A bit of malicious code leads to near-full remote control of a Chevy Impala.
DARPA does all sorts of crazy, interesting stuff with it’s multi-million-dollar budget. From bullets that change direction to laser defense weapons on business jets, the government’s kooky, skunkworks-y research division usually lives somewhere between the crazy futuristic, and the bleeding edge.
And their latest demo is no different, even if it’s a little scary. While being profiled by 60 Minutes, DARPA’s Dan Kaufman demonstrated how a hacker can assume control of certain vehicles through cellular data connections. In other words: Kaufman hacked into a Chevy Impala through the car’s OnStar cellular service connection.
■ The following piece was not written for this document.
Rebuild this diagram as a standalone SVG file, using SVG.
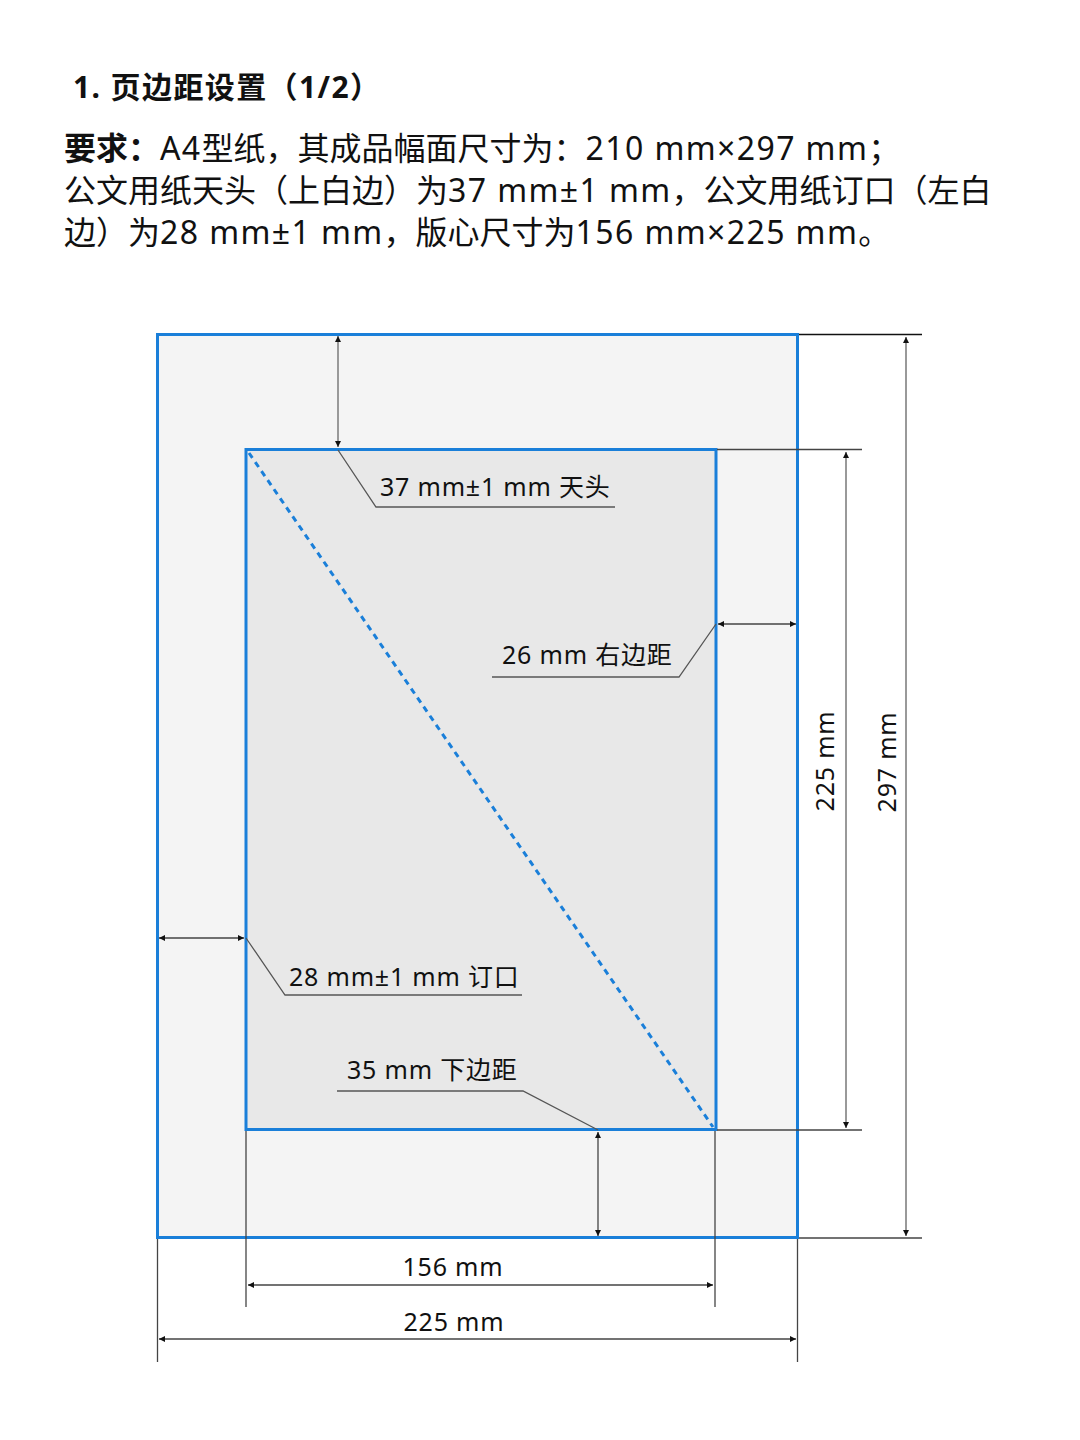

Kaufman, who runs DARPA’s Information Innovation Office, offers up some details, but keeps most of the technical details on the down-low. To start, Kaufman floods the car’s OnStar connection with traffic. During the flood, a data packet is transmitted to the vehicle’s internal computers, complete with code that allows the remote control to go through. Once the connection is established and the code is executed, many of the vehicle’s functions are under remote control — braking and acceleration included. Kaufman even turns the windshield washer fluid jets on, just for kicks.
And this demo isn’t just for kicks. Senator Ed Markey (D-MA) today published a report on how hackable new cars can be. (Full report is here.) That report, among other findings, says that “Only two automobile manufacturers were able to describe any capabilities to diagnose or meaningfully respond to an infiltration in real-time.”
The primary takeaway? So much of the computer hardware and software used in cars today is proprietary and deemed confidential by automakers, so it’s difficult to get a bead on which manufacturers are pushing forward in data security. Even Senator Market’s report doesn’t name specific manufacturers, generating just as many new questions as there are answers.